--- BEGIN ---
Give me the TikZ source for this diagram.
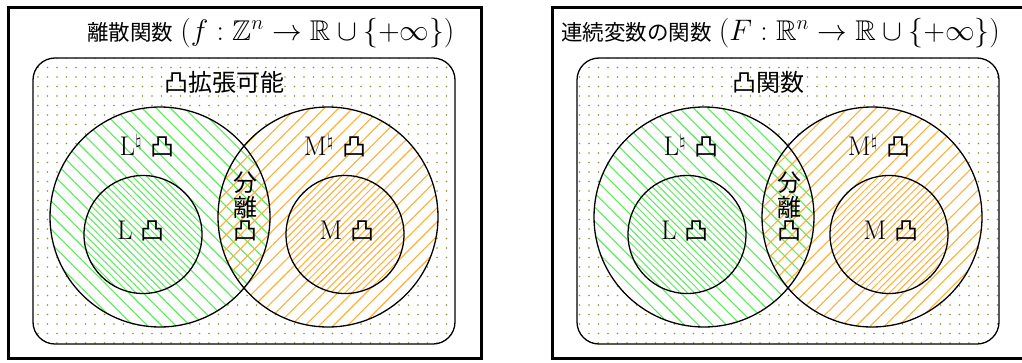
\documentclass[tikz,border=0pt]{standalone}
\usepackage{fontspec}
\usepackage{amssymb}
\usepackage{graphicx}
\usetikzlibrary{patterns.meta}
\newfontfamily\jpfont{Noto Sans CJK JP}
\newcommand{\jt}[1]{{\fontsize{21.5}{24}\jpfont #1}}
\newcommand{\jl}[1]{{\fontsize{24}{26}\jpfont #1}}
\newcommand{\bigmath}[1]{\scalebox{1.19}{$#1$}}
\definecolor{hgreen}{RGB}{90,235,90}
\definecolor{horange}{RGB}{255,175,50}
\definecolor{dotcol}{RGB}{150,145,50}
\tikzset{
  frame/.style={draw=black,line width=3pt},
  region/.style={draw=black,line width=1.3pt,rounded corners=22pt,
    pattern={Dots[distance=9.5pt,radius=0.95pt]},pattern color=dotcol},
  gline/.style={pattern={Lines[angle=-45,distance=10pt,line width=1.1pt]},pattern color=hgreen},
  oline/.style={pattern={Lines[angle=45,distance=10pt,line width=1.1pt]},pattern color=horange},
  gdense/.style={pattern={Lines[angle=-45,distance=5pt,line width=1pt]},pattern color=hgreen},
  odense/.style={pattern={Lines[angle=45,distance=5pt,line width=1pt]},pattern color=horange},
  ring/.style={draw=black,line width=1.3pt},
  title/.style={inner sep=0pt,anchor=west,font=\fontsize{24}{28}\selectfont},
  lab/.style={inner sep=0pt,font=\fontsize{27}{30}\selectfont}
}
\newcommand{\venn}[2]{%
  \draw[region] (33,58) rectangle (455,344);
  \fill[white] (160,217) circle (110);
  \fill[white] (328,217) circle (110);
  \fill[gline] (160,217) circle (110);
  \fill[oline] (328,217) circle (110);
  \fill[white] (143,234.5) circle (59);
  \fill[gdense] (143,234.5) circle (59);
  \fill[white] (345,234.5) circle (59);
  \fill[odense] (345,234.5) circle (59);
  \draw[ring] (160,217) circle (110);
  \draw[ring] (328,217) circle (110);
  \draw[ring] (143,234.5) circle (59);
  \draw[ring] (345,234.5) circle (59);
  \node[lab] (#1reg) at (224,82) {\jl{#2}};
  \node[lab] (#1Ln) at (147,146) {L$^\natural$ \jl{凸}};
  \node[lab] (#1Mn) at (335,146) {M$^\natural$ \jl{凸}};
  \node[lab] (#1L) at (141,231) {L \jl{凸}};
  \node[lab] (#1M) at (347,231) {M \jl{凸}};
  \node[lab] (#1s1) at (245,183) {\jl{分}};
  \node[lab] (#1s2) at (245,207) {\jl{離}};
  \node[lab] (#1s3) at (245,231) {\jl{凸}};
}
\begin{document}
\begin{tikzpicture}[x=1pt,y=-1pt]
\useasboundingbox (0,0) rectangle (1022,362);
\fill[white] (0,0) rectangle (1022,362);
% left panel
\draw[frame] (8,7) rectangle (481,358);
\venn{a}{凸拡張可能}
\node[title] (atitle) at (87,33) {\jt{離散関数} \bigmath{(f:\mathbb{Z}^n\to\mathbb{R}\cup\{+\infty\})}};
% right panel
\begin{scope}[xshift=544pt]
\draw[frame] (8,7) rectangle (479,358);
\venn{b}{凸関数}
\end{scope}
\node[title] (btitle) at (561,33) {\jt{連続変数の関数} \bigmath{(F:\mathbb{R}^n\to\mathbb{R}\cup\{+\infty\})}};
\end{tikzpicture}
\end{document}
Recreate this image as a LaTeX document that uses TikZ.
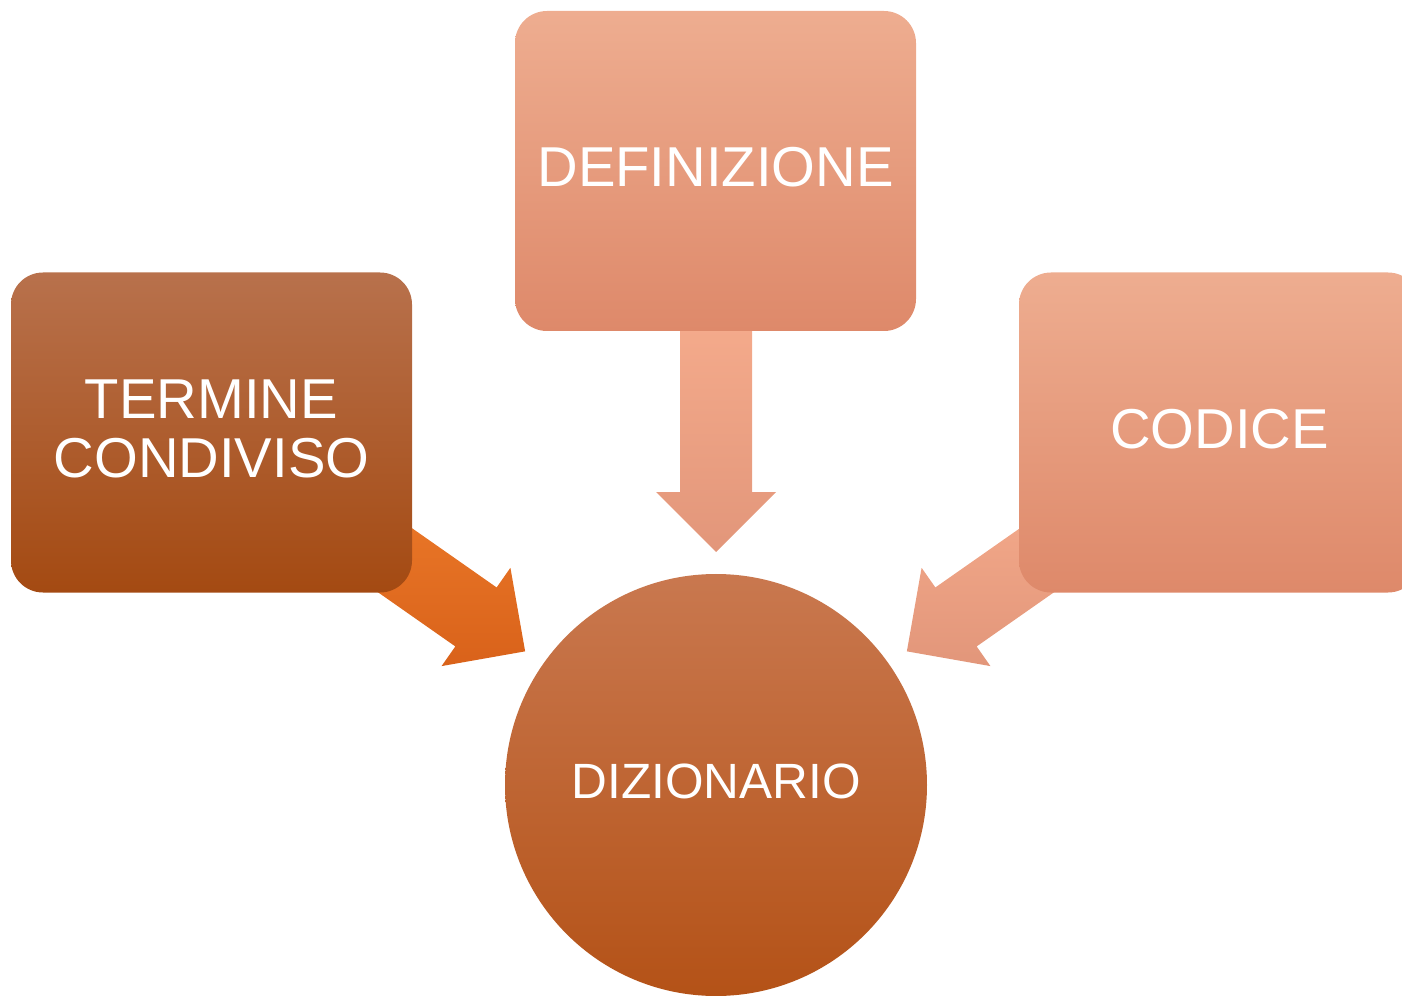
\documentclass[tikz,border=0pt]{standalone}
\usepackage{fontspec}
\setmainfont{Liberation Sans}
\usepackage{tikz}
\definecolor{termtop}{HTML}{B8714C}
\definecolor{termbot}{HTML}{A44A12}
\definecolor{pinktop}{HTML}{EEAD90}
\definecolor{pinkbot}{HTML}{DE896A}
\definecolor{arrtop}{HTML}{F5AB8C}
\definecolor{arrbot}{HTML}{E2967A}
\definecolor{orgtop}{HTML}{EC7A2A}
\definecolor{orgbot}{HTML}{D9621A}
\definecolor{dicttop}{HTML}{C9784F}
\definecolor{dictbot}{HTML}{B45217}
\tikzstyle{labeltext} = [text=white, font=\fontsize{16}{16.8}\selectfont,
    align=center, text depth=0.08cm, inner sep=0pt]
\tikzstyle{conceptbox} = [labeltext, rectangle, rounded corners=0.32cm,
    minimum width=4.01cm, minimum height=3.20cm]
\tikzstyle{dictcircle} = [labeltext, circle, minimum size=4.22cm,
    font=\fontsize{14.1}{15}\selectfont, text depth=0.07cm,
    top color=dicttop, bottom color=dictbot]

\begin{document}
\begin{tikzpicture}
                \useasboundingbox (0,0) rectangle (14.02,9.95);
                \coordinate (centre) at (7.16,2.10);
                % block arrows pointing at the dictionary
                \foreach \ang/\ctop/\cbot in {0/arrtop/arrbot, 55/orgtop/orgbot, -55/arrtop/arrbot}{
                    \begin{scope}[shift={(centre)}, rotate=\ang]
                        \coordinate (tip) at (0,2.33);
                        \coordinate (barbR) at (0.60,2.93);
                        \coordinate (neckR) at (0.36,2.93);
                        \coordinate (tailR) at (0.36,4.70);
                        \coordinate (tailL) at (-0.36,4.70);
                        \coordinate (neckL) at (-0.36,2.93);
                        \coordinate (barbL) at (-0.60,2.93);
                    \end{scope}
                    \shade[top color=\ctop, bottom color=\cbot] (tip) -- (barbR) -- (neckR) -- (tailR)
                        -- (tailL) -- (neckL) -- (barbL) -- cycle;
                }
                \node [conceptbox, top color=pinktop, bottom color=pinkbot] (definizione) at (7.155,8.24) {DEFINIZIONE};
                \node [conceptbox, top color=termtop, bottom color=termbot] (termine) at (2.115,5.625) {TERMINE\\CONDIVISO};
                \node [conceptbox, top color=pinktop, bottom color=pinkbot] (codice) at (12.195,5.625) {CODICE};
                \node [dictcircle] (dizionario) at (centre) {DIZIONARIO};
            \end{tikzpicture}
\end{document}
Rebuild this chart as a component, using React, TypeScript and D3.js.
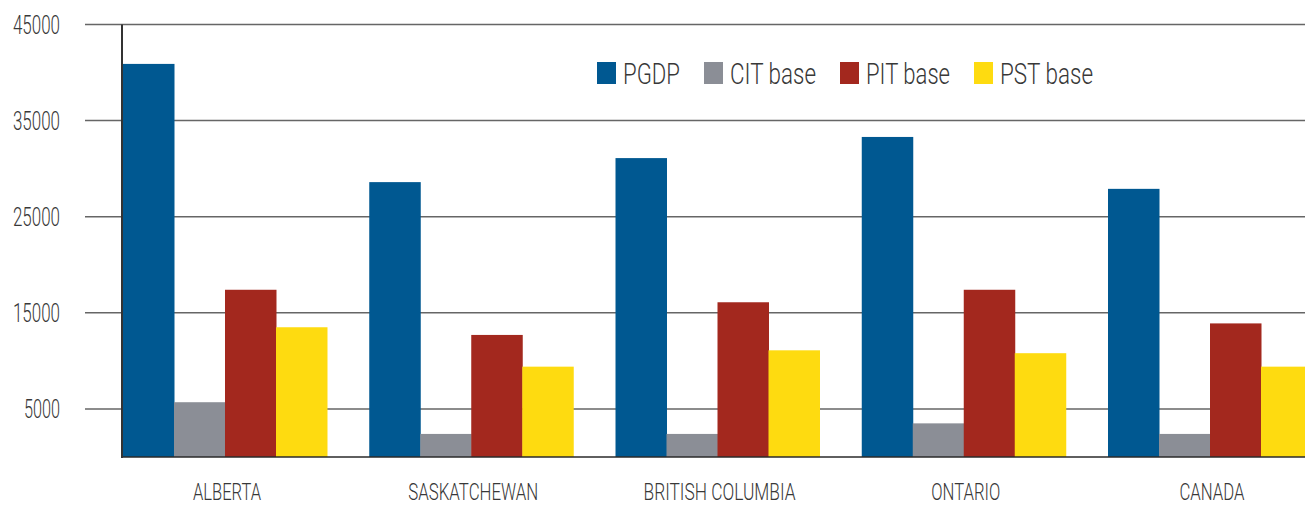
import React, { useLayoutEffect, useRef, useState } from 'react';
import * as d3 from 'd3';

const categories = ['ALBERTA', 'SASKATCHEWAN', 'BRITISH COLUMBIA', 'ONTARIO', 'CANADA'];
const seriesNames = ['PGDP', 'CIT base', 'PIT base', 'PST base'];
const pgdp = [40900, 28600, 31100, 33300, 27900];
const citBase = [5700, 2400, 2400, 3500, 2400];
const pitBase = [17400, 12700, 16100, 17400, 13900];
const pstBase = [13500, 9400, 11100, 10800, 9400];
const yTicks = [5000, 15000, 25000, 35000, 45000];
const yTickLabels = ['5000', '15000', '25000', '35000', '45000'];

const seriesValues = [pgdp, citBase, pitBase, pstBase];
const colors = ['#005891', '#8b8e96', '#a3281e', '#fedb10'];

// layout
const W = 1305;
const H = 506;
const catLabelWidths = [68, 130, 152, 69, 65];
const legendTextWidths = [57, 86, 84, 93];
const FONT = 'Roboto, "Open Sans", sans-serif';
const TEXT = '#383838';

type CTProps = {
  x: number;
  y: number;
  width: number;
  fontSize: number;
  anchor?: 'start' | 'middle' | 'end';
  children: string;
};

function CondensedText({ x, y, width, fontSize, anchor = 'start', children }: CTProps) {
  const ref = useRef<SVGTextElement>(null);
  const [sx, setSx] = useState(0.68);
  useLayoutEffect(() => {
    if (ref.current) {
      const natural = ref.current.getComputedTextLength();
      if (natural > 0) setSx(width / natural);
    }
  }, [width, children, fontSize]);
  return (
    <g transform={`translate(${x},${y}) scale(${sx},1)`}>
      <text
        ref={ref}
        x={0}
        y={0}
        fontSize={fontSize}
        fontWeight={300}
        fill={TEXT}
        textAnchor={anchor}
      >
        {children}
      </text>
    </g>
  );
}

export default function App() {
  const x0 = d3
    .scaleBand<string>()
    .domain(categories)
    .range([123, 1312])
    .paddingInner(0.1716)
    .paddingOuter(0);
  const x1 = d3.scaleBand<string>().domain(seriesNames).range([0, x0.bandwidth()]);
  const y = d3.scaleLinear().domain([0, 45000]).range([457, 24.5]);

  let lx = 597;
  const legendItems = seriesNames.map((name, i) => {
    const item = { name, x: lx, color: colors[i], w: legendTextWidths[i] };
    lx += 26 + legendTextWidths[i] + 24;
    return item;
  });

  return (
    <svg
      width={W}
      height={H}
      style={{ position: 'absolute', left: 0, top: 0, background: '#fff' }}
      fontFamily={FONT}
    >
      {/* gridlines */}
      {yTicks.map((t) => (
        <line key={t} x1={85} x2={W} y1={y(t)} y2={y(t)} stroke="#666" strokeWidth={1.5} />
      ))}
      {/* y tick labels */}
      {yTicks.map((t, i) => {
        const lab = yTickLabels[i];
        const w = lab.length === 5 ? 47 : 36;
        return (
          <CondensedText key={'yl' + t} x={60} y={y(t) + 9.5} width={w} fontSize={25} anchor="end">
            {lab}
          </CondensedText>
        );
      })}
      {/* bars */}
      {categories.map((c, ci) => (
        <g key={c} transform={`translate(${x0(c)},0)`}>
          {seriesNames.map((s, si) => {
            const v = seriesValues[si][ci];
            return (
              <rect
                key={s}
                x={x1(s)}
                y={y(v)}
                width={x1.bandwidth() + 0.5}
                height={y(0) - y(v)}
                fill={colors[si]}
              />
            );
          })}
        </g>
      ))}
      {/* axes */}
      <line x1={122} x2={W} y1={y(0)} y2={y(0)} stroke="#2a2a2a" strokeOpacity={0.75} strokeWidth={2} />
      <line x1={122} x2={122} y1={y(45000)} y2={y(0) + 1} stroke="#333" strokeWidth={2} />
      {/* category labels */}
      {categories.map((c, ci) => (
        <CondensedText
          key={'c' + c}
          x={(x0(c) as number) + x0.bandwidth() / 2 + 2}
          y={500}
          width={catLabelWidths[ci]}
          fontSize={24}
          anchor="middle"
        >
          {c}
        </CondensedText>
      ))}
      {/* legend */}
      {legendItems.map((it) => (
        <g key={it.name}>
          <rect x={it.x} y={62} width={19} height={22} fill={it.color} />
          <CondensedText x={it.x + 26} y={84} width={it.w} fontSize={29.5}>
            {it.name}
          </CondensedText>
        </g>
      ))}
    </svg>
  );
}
--- END ---
● **EXERCISE**:
Pictures are not part of the copy. Reproduce the lines from the one containing "Rebuild this chart" through the one containing "import * as d3 from 'd3';", exactly and nothing more.

● **TASK RESULT**:
Rebuild this chart as a component, using React, TypeScript and D3.js.
import React, { useLayoutEffect, useRef, useState } from 'react';
import * as d3 from 'd3';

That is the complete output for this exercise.